De plus en plus d’examens médicaux sont publiés sur Instagram et Twitter par des praticiens, souvent à des fins de vulgarisation ou de prévention. Mais cette démarche n’est pas anodine.
Des électrocardiogrammes ou encore des radios de poumons, de dents ou d’os. Il n’est plus rare de voir des médecins publier sur les réseaux sociaux – principalement Twitter et Instagram – des résultats d’examens ou des éléments de contexte concernant des patients qu’ils auraient rencontrés.
Une pratique qui part souvent d’une bonne intention, notamment pour faire de la prévention auprès des internautes, qui mais qui est également critiquée en raison du risque potentiel pour la vie privée des patients. Bien que ces derniers ne soient jamais identifiés, certains estiment qu’il pourrait être possible de retrouver leur identité en recoupant suffisamment d’informations.

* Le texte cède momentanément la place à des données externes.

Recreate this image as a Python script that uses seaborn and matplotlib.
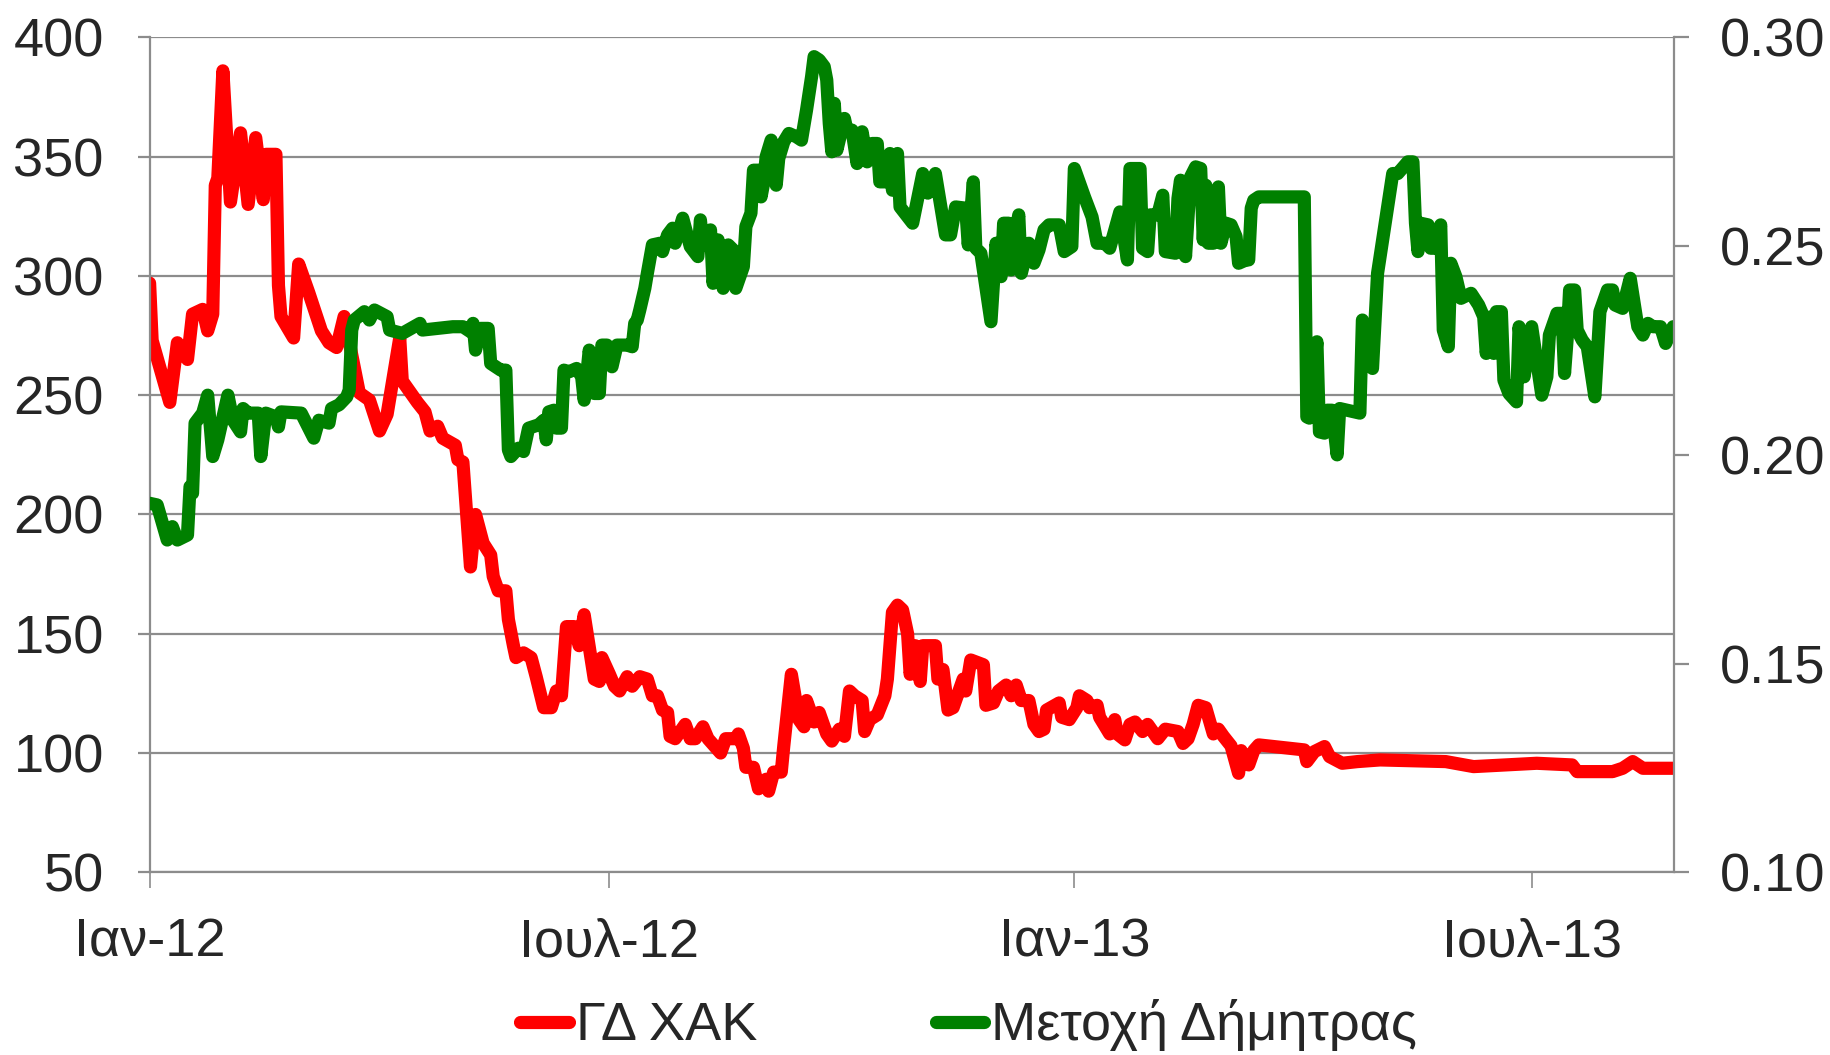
import numpy as np
import pandas as pd
import seaborn as sns
import matplotlib.pyplot as plt

red_color = "#ff0000"
green_color = "#008000"
grid_color = "#8c8c8c"

start = pd.Timestamp("2012-01-01")
end_day = 603.5

# ΓΔ ΧΑΚ (left axis), days counted from 2012-01-01
gd_days = [0, 1, 8, 11, 15, 17, 21, 23, 25, 26, 27, 29, 32, 36, 39, 42, 45, 46, 50, 51,
           52, 57, 59, 63, 68, 71, 74, 77, 83, 87, 91, 94, 99, 100, 106, 109, 111, 114, 116, 121,
           122, 124, 127, 129, 132, 135, 136, 138, 141, 142, 144, 145, 148, 151, 153, 156, 159, 161, 163, 165,
           168, 170, 172, 176, 178, 179, 182, 184, 186, 189, 191, 194, 197, 199, 201, 203, 205, 206, 208, 212,
           214, 216, 219, 221, 226, 228, 232, 233, 235, 236, 239, 241, 244, 245, 247, 250, 251, 254, 257, 259,
           260, 263, 265, 268, 270, 273, 275, 277, 279, 282, 283, 285, 288, 291, 292, 294, 296, 298, 300, 301,
           303, 305, 306, 311, 312, 314, 316, 318, 322, 323, 325, 330, 331, 334, 336, 339, 341, 343, 345, 348,
           350, 352, 354, 355, 360, 361, 364, 367, 368, 371, 372, 375, 376, 380, 382, 383, 386, 388, 390, 393,
           395, 399, 402, 407, 409, 411, 413, 415, 418, 421, 423, 425, 428, 431, 432, 435, 437, 439, 457, 458,
           461, 465, 467, 472, 478, 487, 513, 524, 549, 563, 565, 579, 583, 587, 591, 603]
gd_vals = [297, 273, 247, 272, 265, 284, 286, 277, 284, 338, 341, 386, 331, 360, 330, 358, 332, 351, 351, 296,
           283, 274, 305, 293, 277, 272, 270, 283, 251, 248, 235, 242, 274, 256, 247, 243, 235, 237, 232, 229,
           223, 222, 178, 200, 188, 183, 174, 168, 168, 156, 145, 140, 142, 140, 132, 119, 119, 126, 124, 153,
           153, 145, 158, 131, 130, 140, 133, 128, 126, 132, 128, 132, 131, 124, 124, 118, 117, 107, 106, 112,
           106, 106, 111, 106, 100, 106, 106, 108, 102, 94, 94, 85, 89, 84, 92, 92, 103, 133, 114, 111,
           122, 113, 117, 108, 105, 110, 107, 126, 124, 122, 109, 114, 116, 124, 131, 159, 162, 160, 150, 133,
           145, 130, 145, 145, 131, 135, 118, 119, 131, 126, 139, 137, 120, 121, 126, 128.5, 124, 128.5, 122, 122,
           112, 109, 110, 118, 121, 115, 114, 119, 124, 122, 119, 120, 115, 108, 114, 108, 105.5, 112, 113, 109,
           112, 106, 110, 109, 104, 106, 112, 120, 119, 108, 110, 107, 103, 91.5, 101, 95, 101, 103.4, 101.3, 96.4,
           100.6, 102.7, 98.5, 95.7, 96.4, 97.1, 96.4, 94.3, 95.7, 95, 92.2, 92.2, 93.6, 96.4, 93.6, 93.6]

# Μετοχή Δήμητρας (right axis), days counted from 2012-01-01
md_days = [0, 3, 7, 9, 11, 15, 16, 17, 18, 21, 23, 25, 27, 31, 33, 36, 37, 39, 43, 44,
           46, 50, 51, 52, 60, 65, 67, 71, 72, 75, 78, 79, 80, 81, 85, 87, 89, 94, 95, 100,
           107, 108, 120, 124, 127, 128, 129, 131, 134, 135, 139, 141, 142, 143, 146, 148, 150, 154, 156, 157,
           158, 160, 161, 163, 164, 166, 169, 171, 172, 174, 176, 178, 179, 181, 183, 185, 189, 191, 192, 193,
           194, 196, 197, 199, 202, 203, 205, 207, 208, 211, 214, 217, 218, 219, 222, 223, 225, 227, 229, 231,
           232, 235, 236, 238, 239, 241, 242, 243, 244, 246, 247, 248, 249, 251, 253, 256, 258, 260, 262, 263,
           265, 267, 268, 269, 270, 271, 272, 275, 276, 278, 280, 282, 284, 286, 288, 289, 292, 293, 294, 296,
           297, 302, 306, 308, 311, 315, 317, 319, 323, 324, 326, 327, 329, 333, 335, 337, 338, 340, 341, 342,
           344, 345, 348, 350, 352, 354, 356, 360, 362, 365, 366, 370, 373, 374, 375, 378, 380, 382, 384, 387,
           388, 392, 393, 395, 396, 399, 401, 402, 406, 407, 408, 410, 412, 414, 416, 417, 418, 419, 421, 423,
           424, 426, 428, 430, 431, 434, 435, 436, 437, 439, 457, 458, 459, 462, 463, 465, 466, 468, 470, 471,
           479, 480, 484, 486, 492, 494, 498, 500, 501, 502, 503, 506, 507, 509, 511, 512, 514, 515, 517, 519,
           523, 526, 528, 529, 531, 532, 533, 535, 536, 538, 541, 542, 544, 547, 551, 553, 554, 557, 559, 560,
           561, 562, 564, 565, 567, 569, 572, 574, 577, 579, 580, 583, 586, 589, 591, 593, 595, 598, 600, 603]
md_vals = [.1884, .1880, .1796, .1828, .1796, .1808, .1924, .1908, .2076, .2100, .2143, .1996, .2036, .2143, .2083, .2055, .2111, .2100, .2100, .1996,
           .2100, .2091, .2067, .2103, .2100, .2040, .2083, .2076, .2111, .2120, .2139, .2155, .2299, .2323, .2343, .2323, .2347, .2331, .2299, .2291,
           .2315, .2299, .2307, .2307, .2295, .2315, .2251, .2303, .2303, .2219, .2203, .2203, .2012, .1996, .2016, .2008, .2064, .2072, .2083, .2036,
           .2103, .2107, .2064, .2064, .2203, .2199, .2207, .2187, .2131, .2251, .2147, .2147, .2263, .2263, .2211, .2263, .2263, .2259, .2315, .2323,
           .2347, .2399, .2435, .2503, .2507, .2487, .2527, .2543, .2507, .2567, .2499, .2475, .2563, .2503, .2539, .2411, .2515, .2399, .2503, .2491,
           .2399, .2451, .2547, .2579, .2682, .2682, .2618, .2650, .2714, .2754, .2730, .2646, .2710, .2750, .2770, .2762, .2754, .2826, .2906, .2954,
           .2946, .2930, .2898, .2794, .2726, .2842, .2730, .2806, .2778, .2778, .2698, .2774, .2702, .2746, .2746, .2654, .2654, .2722, .2634, .2722,
           .2594, .2555, .2674, .2627, .2674, .2527, .2527, .2594, .2591, .2503, .2654, .2495, .2483, .2319, .2507, .2427, .2555, .2555, .2443, .2507,
           .2575, .2435, .2507, .2459, .2491, .2539, .2551, .2551, .2487, .2499, .2686, .2618, .2570, .2539, .2507, .2507, .2495, .2539, .2582, .2467,
           .2686, .2686, .2495, .2487, .2575, .2575, .2622, .2487, .2483, .2614, .2658, .2475, .2666, .2690, .2686, .2515, .2646, .2507, .2507, .2642,
           .2507, .2555, .2551, .2523, .2459, .2467, .2467, .2591, .2610, .2618, .2618, .2091, .2088, .2271, .2055, .2052, .2107, .2107, .2000, .2111,
           .2100, .2323, .2207, .2435, .2674, .2674, .2702, .2702, .2555, .2487, .2555, .2551, .2495, .2495, .2551, .2299, .2259, .2459, .2427, .2375,
           .2387, .2359, .2331, .2243, .2331, .2243, .2343, .2343, .2179, .2147, .2127, .2307, .2187, .2307, .2143, .2187, .2287, .2339, .2339, .2195,
           .2275, .2395, .2395, .2299, .2275, .2259, .2139, .2343, .2395, .2395, .2359, .2351, .2423, .2307, .2287, .2315, .2307, .2307, .2267, .2307]

tick_dates = ["2012-01-01", "2012-07-01", "2013-01-01", "2013-07-01"]
tick_labels = ["Ιαν-12", "Ιουλ-12", "Ιαν-13", "Ιουλ-13"]
left_ticks = [50, 100, 150, 200, 250, 300, 350, 400]
right_ticks = [0.10, 0.15, 0.20, 0.25, 0.30]
series_names = ["ΓΔ ΧΑΚ", "Μετοχή Δήμητρας"]

sns.set_style("white")
plt.rcParams["font.family"] = ["Liberation Sans", "DejaVu Sans"]

gd = pd.DataFrame({"date": start + pd.to_timedelta(gd_days, unit="D"), "value": gd_vals})
md = pd.DataFrame({"date": start + pd.to_timedelta(md_days, unit="D"), "value": md_vals})

fig = plt.figure(figsize=(18.31, 10.55), dpi=100)
ax = fig.add_axes([0.0817, 0.1732, 0.8328, 0.7913])
ax2 = ax.twinx()

line_kw = dict(estimator=None, sort=False, legend=False)
sns.lineplot(data=gd, x="date", y="value", ax=ax, color=red_color, **line_kw)
sns.lineplot(data=md, x="date", y="value", ax=ax2, color=green_color, **line_kw)
for line in ax.lines + ax2.lines:
    line.set_linewidth(9.5)
    line.set_solid_joinstyle("round")
    line.set_solid_capstyle("round")

ax.set_xlim(start, start + pd.Timedelta(days=end_day))
ax.set_ylim(50, 400)
ax2.set_ylim(0.10, 0.30)

ax.set_xticks(pd.to_datetime(tick_dates))
ax.set_xticklabels(tick_labels)
ax.set_yticks(left_ticks)
ax.set_yticklabels([str(t) for t in left_ticks])
ax2.set_yticks(right_ticks)
ax2.set_yticklabels([f"{t:.2f}" for t in right_ticks])

ax.set_xlabel("")
ax.set_ylabel("")
ax2.set_ylabel("")

ax.yaxis.grid(True, color=grid_color, linewidth=1.6)
ax.xaxis.grid(False)
ax2.grid(False)

for name, sp in ax.spines.items():
    sp.set_visible(name in ("left", "bottom"))
    sp.set_color(grid_color)
    sp.set_linewidth(1.6)
for name, sp in ax2.spines.items():
    sp.set_visible(name == "right")
    sp.set_color(grid_color)
    sp.set_linewidth(1.6)

fs = 39
ax.tick_params(axis="y", direction="out", length=9, width=1.6, color=grid_color,
               pad=24, labelsize=fs, left=True)
ax.tick_params(axis="x", direction="out", length=11.5, width=1.2, color=grid_color,
               pad=21, labelsize=fs, bottom=True)
ax2.tick_params(axis="y", direction="out", length=10.5, width=1.6, color=grid_color,
                pad=22, labelsize=fs, right=True)

handles = [ax.lines[0], ax2.lines[0]]
fig.legend(handles, series_names, loc="center", bbox_to_anchor=(0.529, 0.028), ncol=2,
           frameon=False, fontsize=fs, handlelength=0.9, handletextpad=0.12,
           columnspacing=3.3, borderaxespad=0)

fig.savefig("out.png", dpi=100, facecolor="white")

Est-ce une donnée de santé?
La collecte et le traitement de ces précieuses informations personnelles sont encadrées par le Règlement général sur la protection des données (RGPD), entré en vigueur en 2016.

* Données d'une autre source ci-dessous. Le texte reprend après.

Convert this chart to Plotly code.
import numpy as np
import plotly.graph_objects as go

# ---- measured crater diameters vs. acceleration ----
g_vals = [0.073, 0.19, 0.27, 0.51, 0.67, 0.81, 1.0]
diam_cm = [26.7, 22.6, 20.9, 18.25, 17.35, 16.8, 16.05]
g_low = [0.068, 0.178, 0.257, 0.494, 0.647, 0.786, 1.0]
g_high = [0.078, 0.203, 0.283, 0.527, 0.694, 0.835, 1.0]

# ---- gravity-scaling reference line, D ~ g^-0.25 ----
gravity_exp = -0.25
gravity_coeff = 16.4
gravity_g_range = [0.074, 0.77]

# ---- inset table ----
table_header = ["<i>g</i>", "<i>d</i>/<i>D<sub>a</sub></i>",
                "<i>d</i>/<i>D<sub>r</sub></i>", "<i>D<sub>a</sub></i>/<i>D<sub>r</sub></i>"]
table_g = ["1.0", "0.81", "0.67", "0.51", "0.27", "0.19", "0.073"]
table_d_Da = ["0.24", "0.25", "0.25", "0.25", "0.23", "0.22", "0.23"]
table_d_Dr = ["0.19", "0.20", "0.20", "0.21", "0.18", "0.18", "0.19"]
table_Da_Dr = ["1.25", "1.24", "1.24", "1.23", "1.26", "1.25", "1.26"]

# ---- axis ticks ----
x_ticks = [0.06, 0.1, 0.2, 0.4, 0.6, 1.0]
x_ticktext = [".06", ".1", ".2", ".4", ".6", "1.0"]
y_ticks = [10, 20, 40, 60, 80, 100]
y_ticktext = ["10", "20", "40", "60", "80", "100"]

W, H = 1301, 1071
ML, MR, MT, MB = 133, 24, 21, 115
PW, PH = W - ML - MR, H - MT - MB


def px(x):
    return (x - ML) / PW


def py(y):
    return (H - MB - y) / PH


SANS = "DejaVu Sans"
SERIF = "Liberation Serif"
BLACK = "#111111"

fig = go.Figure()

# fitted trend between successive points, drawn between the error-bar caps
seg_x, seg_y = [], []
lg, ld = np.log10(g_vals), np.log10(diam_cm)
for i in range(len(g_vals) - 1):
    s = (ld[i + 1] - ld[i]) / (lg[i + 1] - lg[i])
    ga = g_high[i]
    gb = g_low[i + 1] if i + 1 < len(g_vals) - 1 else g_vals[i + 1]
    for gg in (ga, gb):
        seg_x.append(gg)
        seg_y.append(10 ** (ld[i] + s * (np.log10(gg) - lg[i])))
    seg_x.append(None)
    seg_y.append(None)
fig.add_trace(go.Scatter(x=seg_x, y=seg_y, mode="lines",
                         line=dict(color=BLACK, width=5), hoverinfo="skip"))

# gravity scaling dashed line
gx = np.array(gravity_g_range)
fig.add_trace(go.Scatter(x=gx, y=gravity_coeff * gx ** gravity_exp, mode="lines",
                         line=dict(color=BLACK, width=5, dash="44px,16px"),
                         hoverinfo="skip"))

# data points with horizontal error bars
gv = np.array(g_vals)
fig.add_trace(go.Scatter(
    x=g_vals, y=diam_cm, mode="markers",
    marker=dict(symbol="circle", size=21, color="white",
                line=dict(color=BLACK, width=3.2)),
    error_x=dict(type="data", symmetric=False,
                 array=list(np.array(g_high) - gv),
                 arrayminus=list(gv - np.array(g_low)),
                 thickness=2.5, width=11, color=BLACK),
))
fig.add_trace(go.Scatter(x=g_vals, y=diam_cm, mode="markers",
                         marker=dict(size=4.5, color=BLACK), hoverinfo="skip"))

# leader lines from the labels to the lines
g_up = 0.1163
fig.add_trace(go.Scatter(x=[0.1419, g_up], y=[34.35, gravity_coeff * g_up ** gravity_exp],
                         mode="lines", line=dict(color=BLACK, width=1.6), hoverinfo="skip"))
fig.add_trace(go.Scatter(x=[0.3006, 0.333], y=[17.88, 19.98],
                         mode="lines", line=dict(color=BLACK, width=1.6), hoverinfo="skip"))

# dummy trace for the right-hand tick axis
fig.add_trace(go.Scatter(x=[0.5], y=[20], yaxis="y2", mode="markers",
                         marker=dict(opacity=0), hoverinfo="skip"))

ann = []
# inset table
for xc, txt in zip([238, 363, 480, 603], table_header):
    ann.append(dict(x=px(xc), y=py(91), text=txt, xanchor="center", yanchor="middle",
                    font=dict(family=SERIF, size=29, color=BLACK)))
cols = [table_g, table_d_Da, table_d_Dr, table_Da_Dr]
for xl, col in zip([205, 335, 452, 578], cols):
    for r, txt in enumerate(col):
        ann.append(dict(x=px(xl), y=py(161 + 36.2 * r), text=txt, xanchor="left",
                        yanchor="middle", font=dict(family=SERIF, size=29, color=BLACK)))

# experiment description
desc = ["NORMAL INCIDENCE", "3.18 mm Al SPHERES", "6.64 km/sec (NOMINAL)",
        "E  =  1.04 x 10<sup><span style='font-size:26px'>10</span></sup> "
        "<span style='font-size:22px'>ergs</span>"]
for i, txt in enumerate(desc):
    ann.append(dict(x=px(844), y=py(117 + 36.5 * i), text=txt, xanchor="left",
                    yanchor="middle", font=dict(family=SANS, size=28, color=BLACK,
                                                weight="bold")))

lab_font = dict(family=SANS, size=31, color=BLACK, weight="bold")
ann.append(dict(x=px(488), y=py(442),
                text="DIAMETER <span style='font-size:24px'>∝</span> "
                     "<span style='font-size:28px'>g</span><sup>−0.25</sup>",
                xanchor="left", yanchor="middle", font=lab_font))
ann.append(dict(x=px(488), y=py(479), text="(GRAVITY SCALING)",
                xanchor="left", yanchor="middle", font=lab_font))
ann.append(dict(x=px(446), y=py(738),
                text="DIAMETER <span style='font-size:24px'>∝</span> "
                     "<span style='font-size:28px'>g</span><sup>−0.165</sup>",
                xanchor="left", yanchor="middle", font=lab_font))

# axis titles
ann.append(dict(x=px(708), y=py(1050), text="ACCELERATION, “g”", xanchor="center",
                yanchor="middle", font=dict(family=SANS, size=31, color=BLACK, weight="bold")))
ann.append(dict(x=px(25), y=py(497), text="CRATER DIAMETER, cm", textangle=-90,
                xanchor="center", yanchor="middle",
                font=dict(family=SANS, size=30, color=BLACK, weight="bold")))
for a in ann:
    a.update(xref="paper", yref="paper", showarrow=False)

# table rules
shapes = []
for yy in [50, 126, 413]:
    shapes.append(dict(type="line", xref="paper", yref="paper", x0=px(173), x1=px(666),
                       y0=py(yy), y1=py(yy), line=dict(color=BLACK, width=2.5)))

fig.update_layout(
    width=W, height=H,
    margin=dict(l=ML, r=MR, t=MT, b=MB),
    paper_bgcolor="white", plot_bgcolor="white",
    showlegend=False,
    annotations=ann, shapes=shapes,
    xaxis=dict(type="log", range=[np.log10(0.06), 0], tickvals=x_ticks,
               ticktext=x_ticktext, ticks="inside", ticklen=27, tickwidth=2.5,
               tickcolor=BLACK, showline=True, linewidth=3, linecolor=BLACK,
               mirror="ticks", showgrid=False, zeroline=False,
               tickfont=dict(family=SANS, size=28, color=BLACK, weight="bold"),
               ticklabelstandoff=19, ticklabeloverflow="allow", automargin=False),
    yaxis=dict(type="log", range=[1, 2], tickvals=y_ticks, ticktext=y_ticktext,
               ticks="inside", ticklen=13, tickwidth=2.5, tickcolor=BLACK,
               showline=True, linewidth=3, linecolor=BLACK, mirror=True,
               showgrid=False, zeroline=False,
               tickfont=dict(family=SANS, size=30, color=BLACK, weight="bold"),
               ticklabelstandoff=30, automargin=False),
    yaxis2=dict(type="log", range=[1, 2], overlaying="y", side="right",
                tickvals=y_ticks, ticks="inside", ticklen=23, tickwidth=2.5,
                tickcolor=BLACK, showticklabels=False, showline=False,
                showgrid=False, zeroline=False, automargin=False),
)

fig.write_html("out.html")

Pour être considéré comme une donnée de santé, celle-ci doit révéler « des informations sur l’état de santé physique ou mentale, passé, présent ou futur de la personne concernée », précise le RGPD. Les informations obtenues « lors du test ou de l’examen d’une partie du corps ou d’une substance corporelle » sont donc des données de santé.
“En regardant le cliché et son commentaire, s’il est possible de déduire l’état de santé de la personne à laquelle l’imagerie correspond, alors ce sera une donnée de santé”, affirme Oriana Labruyère, avocate en droit du numérique, auprès de BFMTV.
Est-il possible d’identifier une personne?
Sur les examens relayés, l’identité – nom et prénom – des patients n’est évidemment pas communiquée. Mais cela n’est pas toujours suffisant pour totalement anonymiser ces données de santé, alerte l’avocate. Les clichés sont souvent publiés avec un contexte médical, une zone géographique, l’âge, le genre du patient ou encore la date de l’examen.
« C’est toute la difficulté. Car selon le RGPD, une donnée personnelle se rattache à une personne identifiée ou identifiable – grâce au croisement de données par exemple », détaille Oriana Labruyère.
Par exemple, une publication Instagram, mise en ligne par un médecin marseillais (109 000 abonnés), affiche la radio d’un nourrisson ayant avalé une pile.
« Imaginez qu’un voisin de la famille suive ce médecin sur les réseaux sociaux, illustre l’avocate. Selon les cas, certaines informations connexes, qui ne sont pas liées directement à l’état de santé de la personne, peuvent permettre d’identifier un patient. »
Si les médecins sont tenus par le respect du secret médical, chaque patient a droit au respect de sa vie privée et du secret des informations le concernant, selon le code civil et le code de la santé publique.
Quels sont les recours?
La question du consentement à la publication est donc primordiale. « Si les patients concernés n’ont pas été avertis, alors c’est problématique », estime l’avocate.
Des sanctions administratives peuvent être ordonnées en saisissant la Cnil (Commission nationale de l’informatique et des libertés), mais aussi des sanctions pénales et civiles en saisissant la justice. « Si un patient n’a pas donné son consentement, alors il lui sera possible de poursuivre le responsable de traitement pour demander des dommages-intérêts pour le préjudice subi suite à la divulgation de son état de santé », avance l’avocate.
« Il y a un véritable intérêt à informer sur les questions de santé. Mais il faut se demander s’il est pertinent de publier, sur des réseaux sociaux, des examens en intégralité », estime Oriana Labruyère.
Pour les médecins qui souhaitent profiter de leur présence en ligne pour faire de la pédagogie, « il peut être utile d’utiliser des cas cliniques anciens et de privilégier des extraits limités d’examens », conseille la spécialiste.